Alright, so this is another of those thoughts that someone who graduated college thinks about: the country club lifestyle.
Although I grew up with a golf background with a golf course in my backyard, the country club lifestyle is one I am not familiar with. It's weird to think about, to be honest. If you go back four years ago, I asked if joining a fraternity, or Greek Life, was worth it. Fast forward to now and I can definitely say it was. Yes, it was sort of paying for my friends, but the connections I got out of them were absolutely worth the price of admission.
Now I am asking the same questions I asked myself so long ago, but this time about country clubs. Yes, this makes me sound incredibly privileged to wanting to get into this life, but life is way too short to not doing things that could possibly make you happy. The country club lifestyle sounds like something I want to be a part of, but as I mentioned before, I don't really know much about them.

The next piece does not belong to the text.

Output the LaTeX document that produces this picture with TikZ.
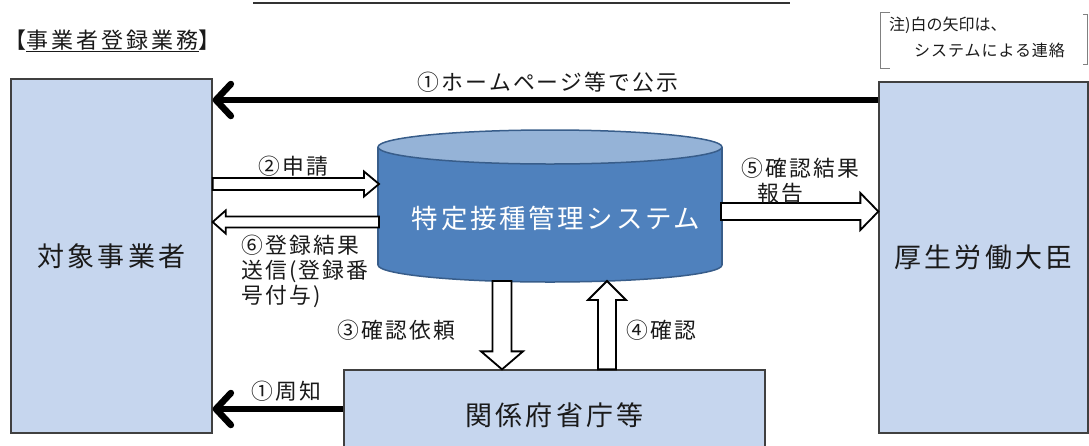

So what do I know? Like fraternities in college, country clubs are not one in the same. There are different prices, amenities, locations, along with the size and the prestige of the club can sway someone from joining or not. You also have to consider the person that is looking to join the country club and why is that person even thinking about it in the first place.
Let's address that situation right now. I am a 22 year old fresh out of graduating college with enough money that I can self-sustain myself, while still having leftover money to have a little fun every now and again. With no sights on being married anytime in the next century, with a career that's just starting, and to add on the fact I play golf almost four days a week makes me a great candidate for a country club.
Here is where the main problem arises. We all know that joining a country club is not a cheap lifestyle. The bill that comes at the end of the month for country clubs is one of thing, but the initiation fees that come with it are an absolute mood killer. However, when comparing country clubs to something like joining a Greek-lettered organization, it all sounds way too oddly familiar.
The concerns are mostly the same comparing the two, and thinking about it more and more, it just sounds like country clubs are the fraternities/sororities of the grown-up world, and I am honestly okay with that thought process.
Full disclosure, at some point within the next couple of years, I will be joining a country club, not a matter of if, but a matter of when, and which one. Of course, I won't do this until I have money, and for the rest of you thinking about joining one, I suggest the same.
I believe there is still a place for country clubs because like Greek Life, it's just a matter of where you fit in.